In the steps, you can reference parameters by typing a { brace (curly bracket), which triggers a parameters drop-down list.

Each step will be unfolded during the test execution (with the parameter replaced with the values passed by the master test case).

3. In the master test case (the test case calling or invoking reusable modules), click Call to Test to reuse existing modular test cases.

4. Select the desired test cases, then click Add.

The modular test case displays in a special step type called Call to Test.

5. Fill in the desired values for the parameters.

6. Click Show steps to view the steps.
The reusable steps appear in the expanded step view.

The variable placeholders point to the parameters. During the test execution, these placeholders will be replaced by the values in the parameters field.

In the Test Player screen, you'll notice all steps are unfolded in a flat step list. Also, each step will be unfolded during the test execution with the parameter replaced with the values passed by the master test case.

image2019-2-13_13-10-40.png

Data-Driven Testing

Data-driven testing (DDT) is an approach to test design where the test data (input and output values) is separated from the actual test case. The test data can be stored in one or more central data sources and shared across different test cases. By storing your test data in a central repository (local storage, excel spreadsheet, XML file, or SQL database), you can run the same test with a new set of data each time, avoiding redundant design and execution of repetitive tests cases. Toward the end of the test cycle, you can store test data to provide a clear audit trail of what was and was not covered by a test.

Test cases are commonly designed using variables in test steps. Variable placeholders receive values from a data source instead of using hard-coded or fixed values. Each time your execute the test case, the variable is replaced with the test data in the corresponding data source, reducing the time and effort necessary to create new test cases. With this approach, a new test case simply requires a new row of test data in the data source. Additionally, this approach provides a clear separation of testing logic from the actual test data, which reduces maintenance efforts (i.e., any changes to test steps do not affect the test data and vice-versa).

In a nutshell, DDT can be visualised as follows:


When designing test cases using the DDT approach, the focus should be on mapping the test data and the different combinations and variations (negative and positive) to properly meet the business requirements and ensure adequate test coverage. By doing so, when executing test cases using Test Management for Jira, the variable placeholders in test steps are replaced by the values available in the test-data table, ensuring complete reusability of the test steps.

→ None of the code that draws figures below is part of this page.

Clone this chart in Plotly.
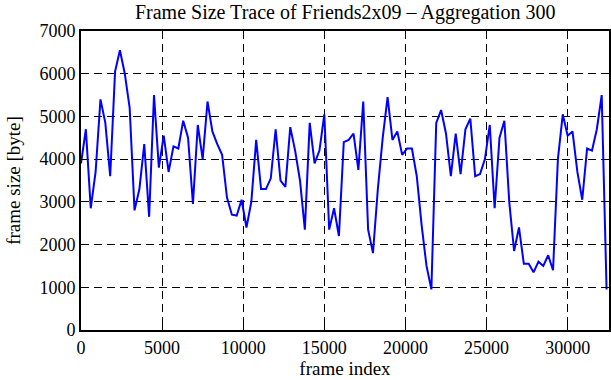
import plotly.graph_objects as go

title_text = "Frame Size Trace of Friends2x09 \u2013 Aggregation 300"
x_label = "frame index"
y_label = "frame size [byte]"
aggregation = 300

frame_sizes = [
    3900, 4700, 2850, 3700, 5400, 4850, 3600, 6050, 6550, 6000,
    5200, 2800, 3300, 4350, 2650, 5500, 3800, 4550, 3700, 4300,
    4250, 4900, 4500, 2950, 4800, 4000, 5350, 4650, 4350, 4100,
    3100, 2700, 2680, 3050, 2400, 3000, 4450, 3300, 3300, 3550,
    4700, 3500, 3350, 4750, 4200, 3500, 2350, 4850, 3900, 4200,
    5050, 2350, 2850, 2200, 4400, 4450, 4600, 3750, 5350, 2350,
    1800, 3300, 4500, 5450, 4450, 4650, 4100, 4250, 4250, 3600,
    2450, 1500, 950, 4850, 5150, 4600, 3600, 4600, 3650, 4700,
    4950, 3600, 3650, 4000, 4800, 2850, 4500, 4900, 3000, 1850,
    2400, 1550, 1550, 1350, 1600, 1500, 1750, 1400, 4000, 5050,
    4550, 4650, 3700, 3050, 4250, 4200, 4700, 5500, 950,
]
frame_index = [i * aggregation for i in range(len(frame_sizes))]

x_ticks = [0, 5000, 10000, 15000, 20000, 25000, 30000]
y_ticks = [0, 1000, 2000, 3000, 4000, 5000, 6000, 7000]

font_family = "Liberation Serif"

fig = go.Figure()
fig.add_trace(go.Scatter(
    x=frame_index, y=frame_sizes, mode="lines",
    line=dict(color="#0000ff", width=2),
    showlegend=False,
))

axis_common = dict(
    showline=True, linewidth=2, linecolor="black", mirror="allticks",
    ticks="inside", ticklen=6, tickwidth=1, tickcolor="black",
    showgrid=True, gridcolor="black", gridwidth=1, griddash="8px,5px",
    zeroline=False, tickformat="d", automargin=False,
    tickfont=dict(family=font_family, size=18, color="black"),
)

fig.update_layout(
    width=611, height=380,
    margin=dict(l=81, r=2, t=31, b=50),
    paper_bgcolor="white", plot_bgcolor="white",
    font=dict(family=font_family, color="black"),
    title=dict(text=title_text, x=0.565, xanchor="center",
               y=1 - 12 / 380, yanchor="middle", yref="container",
               font=dict(family=font_family, size=20, color="black")),
    xaxis=dict(range=[0, 32550], tickvals=x_ticks,
               title=dict(text=x_label, standoff=1,
                          font=dict(family=font_family, size=19)),
               **axis_common),
    yaxis=dict(range=[0, 7000], tickvals=y_ticks,
               title=dict(text=y_label, standoff=14,
                          font=dict(family=font_family, size=19)),
               **axis_common),
)

fig.write_html("out.html", config={"displayModeBar": False},
               post_script="document.body.style.margin='0';")
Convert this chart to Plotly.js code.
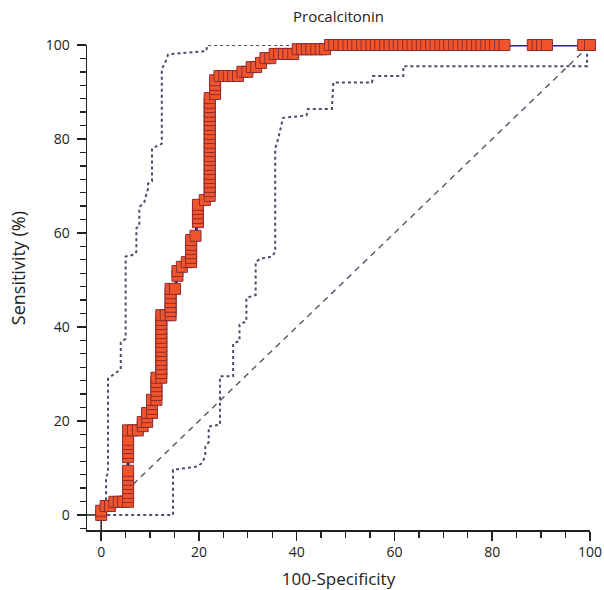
<!DOCTYPE html>
<html>
<head>
<meta charset="utf-8">
<script src="https://cdn.plot.ly/plotly-3.0.1.min.js"></script>
<style>html,body{margin:0;padding:0;background:#fff;}#chart{width:604px;height:590px;}</style>
</head>
<body>
<div id="chart"></div>
<script>
// ROC curve points (100-Specificity, Sensitivity)
const rocX = [0,0,0.9,1.8,2.7,3.6,4.5,5.5,5.5,5.5,5.5,5.5,5.5,5.5,5.5,5.5,5.5,5.5,5.5,5.5,5.5,6.5,7.5,
  8.5,8.5,9.4,9.4,9.4,10.4,10.4,10.4,10.4,11.3,11.3,11.3,11.3,11.3,11.3,
  12.3,12.3,12.3,12.3,12.3,12.3,12.3,12.3,12.3,12.3,12.3,12.3,12.3,12.3,12.3,
  13.2,14.2,14.2,14.2,14.2,14.2,14.2,14.2,15.1,
  15.6,15.6,16.5,17.5,18.4,18.4,18.4,18.4,18.4,18.4,19.3,
  19.8,19.8,19.8,19.8,19.8,21.2,
  22.2,22.2,22.2,22.2,22.2,22.2,22.2,22.2,22.2,22.2,22.2,22.2,22.2,22.2,22.2,22.2,22.2,22.2,22.2,22.2,22.2,22.2,22.2,
  23.3,23.3,23.3,23.3,24.2,25.2,26.1,27.0,28.0,28.9,29.9,30.8,31.7,32.7,33.6,34.6,
  35.5,36.4,37.4,38.3,39.3,40.2,41.1,42.1,43.0,44.0,44.9,45.8,
  46.8,47.7,48.7,49.6,50.6,51.5,52.4,53.4,54.3,55.3,56.2,57.1,58.1,59.0,60.0,60.9,61.8,62.8,63.7,64.7,
  65.6,66.5,67.5,68.4,69.4,70.3,71.2,72.2,73.1,74.1,75.0,75.9,76.9,77.8,78.8,79.7,80.6,81.6,82.5,
  88.3,89.3,90.2,91.2,98.6,100];
const rocY = [0,0.9,1.9,1.9,2.8,2.8,2.8,2.8,3.8,4.7,5.7,6.6,7.5,8.5,9.4,12.3,13.2,14.2,15.1,16.0,18.0,18.0,18.0,
  18.9,19.8,19.8,20.8,21.7,21.7,22.6,23.6,24.5,24.5,25.5,26.4,27.4,28.3,29.2,
  29.2,30.2,31.1,32.1,33.0,34.0,34.9,35.8,36.8,37.7,38.7,39.6,40.6,41.5,42.5,
  42.5,42.5,43.4,44.3,45.3,46.2,47.2,48.1,48.1,
  50.9,51.9,52.8,53.8,53.8,54.7,55.7,56.6,57.5,58.5,59.4,
  62.3,63.2,64.2,65.1,66.0,67.0,
  67.9,68.9,69.8,70.8,71.7,72.6,73.6,74.5,75.5,76.4,77.4,78.3,79.2,80.2,81.1,82.1,83.0,84.0,84.9,85.8,86.8,87.7,88.7,
  89.6,90.6,91.5,92.5,93.4,93.4,93.4,93.4,93.4,94.3,94.3,95.3,95.3,96.2,97.2,97.2,
  98.1,98.1,98.1,98.1,98.1,99.1,99.1,99.1,99.1,99.1,99.1,99.1,
  100,100,100,100,100,100,100,100,100,100,100,100,100,100,100,100,100,100,100,100,
  100,100,100,100,100,100,100,100,100,100,100,100,100,100,100,100,100,100,100,
  100,100,100,100,100,100];

// Upper confidence bound
const ciUpX = [0,1.0,1.0,1.4,1.4,3.3,4.0,4.0,5.0,5.0,6.8,7.2,7.2,7.8,7.8,8.8,9.6,9.6,10.4,10.4,12.4,12.4,13.0,13.7,16.8,21.5,21.7,100];
const ciUpY = [0,0.4,8.0,9.0,29.0,30.5,31.0,36.7,37.5,55.0,55.4,56.0,61.0,61.5,65.5,66.5,69.5,70.5,71.0,78.0,79.0,95.0,96.0,98.0,98.3,98.7,100,100];

// Lower confidence bound
const ciLoX = [0,14.7,14.7,19.6,20.6,21.3,21.3,22.0,22.0,24.3,24.3,27.0,27.0,28.3,28.3,29.7,29.7,31.6,31.6,32.5,35.0,35.6,35.6,36.2,37.2,42.0,42.3,47.2,47.5,55.4,55.6,61.8,61.8,99.4,99.4,100];
const ciLoY = [0,0,9.6,10.3,11.0,12.5,14.5,15.5,18.8,19.2,29.5,29.5,36.5,37.0,40.5,41.2,46.2,46.8,53.8,54.5,55.0,56.0,78.0,80.0,84.5,85.0,86.4,86.4,92.0,92.0,93.4,93.4,95.5,95.5,99.0,100];

// Reference diagonal
const diagX = [0,100];
const diagY = [0,100];

const xTickVals = [0,20,40,60,80,100];
const yTickVals = [0,20,40,60,80,100];

const ciColor = '#4c4c6c';
const traces = [
  {x: diagX, y: diagY, mode:'lines', line:{color:'#55556a', width:1.4, dash:'6px,5px'}, cliponaxis:false, hoverinfo:'skip'},
  {x: ciUpX, y: ciUpY, mode:'lines', line:{color:ciColor, width:2, dash:'3px,3px'}, cliponaxis:false, hoverinfo:'skip'},
  {x: ciLoX, y: ciLoY, mode:'lines', line:{color:ciColor, width:2, dash:'3px,3px'}, cliponaxis:false, hoverinfo:'skip'},
  {x: rocX, y: rocY, mode:'lines+markers', line:{color:'#26268a', width:3},
   marker:{symbol:'square', size:11, color:'#f0542a', line:{color:'#8c2c34', width:1}}, cliponaxis:false}
];

const fontFam = '"Open Sans", "Noto Sans", sans-serif';
const layout = {
  width:604, height:590,
  margin:{l:87, r:14, t:45, b:60},
  paper_bgcolor:'#fff', plot_bgcolor:'#fff',
  showlegend:false,
  font:{family:fontFam, color:'#222'},
  title:{text:'Procalcitonin', font:{size:15, color:'#222'}, xref:'paper', x:0.5, xanchor:'center', yref:'container', y:0.971, yanchor:'middle'},
  xaxis:{range:[-2.9,100], showgrid:false, zeroline:false, showline:true, linecolor:'#222', linewidth:1.5,
    ticks:'outside', ticklen:9, tickwidth:1.5, tickcolor:'#222', tickvals:xTickVals,
    tickfont:{size:14, color:'#222'},
    minor:{dtick:5, ticklen:6, tickwidth:1.3, tickcolor:'#222', ticks:'outside', showgrid:false},
    title:{text:'100-Specificity', font:{size:17, color:'#222'}, standoff:14}},
  yaxis:{range:[-3.2,100], showgrid:false, zeroline:false, showline:true, linecolor:'#222', linewidth:1.5,
    ticks:'outside', ticklen:9, tickwidth:1.5, tickcolor:'#222', tickvals:yTickVals,
    tickfont:{size:14, color:'#222'}, ticklabelstandoff:4,
    minor:{dtick:20/7, tick0:0, ticklen:6, tickwidth:1.3, tickcolor:'#222', ticks:'outside', showgrid:false}},
  annotations:[
    {text:'Sensitivity (%)', xref:'paper', yref:'paper', x:-0.137, y:0.54, xanchor:'center', yanchor:'middle',
     textangle:-90, showarrow:false, font:{size:18, color:'#222'}}
  ],
  shapes:[
    {type:'line', xref:'x', yref:'y', x0:-2.9, y0:0, x1:0, y1:0, line:{color:'#222', width:1.5}, layer:'below'},
    {type:'line', xref:'x', yref:'y', x0:0, y0:-3.2, x1:0, y1:0, line:{color:'#222', width:1.5}, layer:'below'}
  ]
};
Plotly.newPlot('chart', traces, layout, {displayModeBar:false, staticPlot:true});
</script>
</body>
</html>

DDT can be used with manual test scenarios, enabling manual test scripts to run together alongside their respective data sets. In DDT, the following operations are performed in a loop for each row of test data in the data source:

  • Test data is retrieved

  • Test data is input into the system under test (SUT) and simulates other actions

  • Expected values are verified

  • Test execution continues with the next set of test data

Data-driven testing in action

Depending on the business rules you have to validate during the test case design, you may need to repeat the test case several times with different test data to ensure that the application works as expected for various input values. For example, if you have to design test cases to test the search and book a flight functionality of an airline company, you'll need to check different combinations of input values for the search screen (i.e. from, to, depart, return, class, etc). To prevent duplication, along with the test case you can provide a data source with test data to map each combination you need to address to leverage the coverage, as seen in the image below:

When designing test cases using the DDT approach, the focus should be in mapping the test data and its different combinations and variations (negative and positive) to meet the requirements and business rules and ensure adequate test coverage. By doing so, during the test execution, the variable placeholders in the test step level are replaced by the values available in the test data table, ensuring complete reusability of the steps instead of using hard-coded or fixed values as displayed in the image below:


When designing test cases using the DDT approach, the focus should be on mapping the test data and the different combinations and variations (negative and positive) to properly meet the business requirements and ensure adequate test coverage. By doing so, when executing test cases using Test Management for Jira, the variable placeholders in test steps are replaced by the values available in the test-data table, ensuring complete reusability of the test steps.

DDT can be used with manual test scenarios, enabling manual test scripts to run together alongside their respective data sets. In DDT, the following operations are performed in a loop for each row of test data in the data source:

  • Test data is retrieved

  • Test data is input into the system under test (SUT) and simulates other actions

  • Expected values are verified

  • Test execution continues with the next set of test data

Benefits of data-driven testing

Adopting DDT is a way of ensuring repeatability and reusability of existing test cases. DDT leverages test coverage by feeding different types of test data – either valid or invalid (positive and negative test cases). As a result, you can benefit from a dramatic reduction of redundant test cases and bugs in production. Other benefits of adopting DDT include:

  • Increased test coverage
  • Reduction in time spent designing and maintaining test cases
  • Repeatability and reusability of existing test cases
  • Reduction in the number of test cases

Working with Data-Driven-Testing (DDT)

1. Create a test case and enable the test data functionality in the Test Script tab.

2. Add columns (variables) to the test-data table.
In the steps, you can reference a column (variable) by typing a { brace (curly bracket), which triggers a drop-down list with column options.

When the test case is ready to be executed in the Test Player, the test steps are repeated to ensure complete coverage.

In the Test Player screen, you'll notice all steps are unfolded in a flat step list. Also, each step will be unfolded during the test execution with the parameter replaced with the values passed by the master test case. Bear in mind, each row in the test data table will create a new group of steps during the unfolding procedure as shown in the image below.

image2019-2-13_13-19-10.png

Using datasets

Datasets allow you to define standardized test data parameters that can be re-used in test cases across the Project on the test scripts. Datasets ensure consistency across test cases and prevent data duplication. 

1. Create datasets with the desired set of reusable data.

2. When creating data columns, select and add the desired dataset to ensure consistency in the data input.

3. When populating the test data table, select the desired values from the datasets to prevent data duplication and ensure consistency.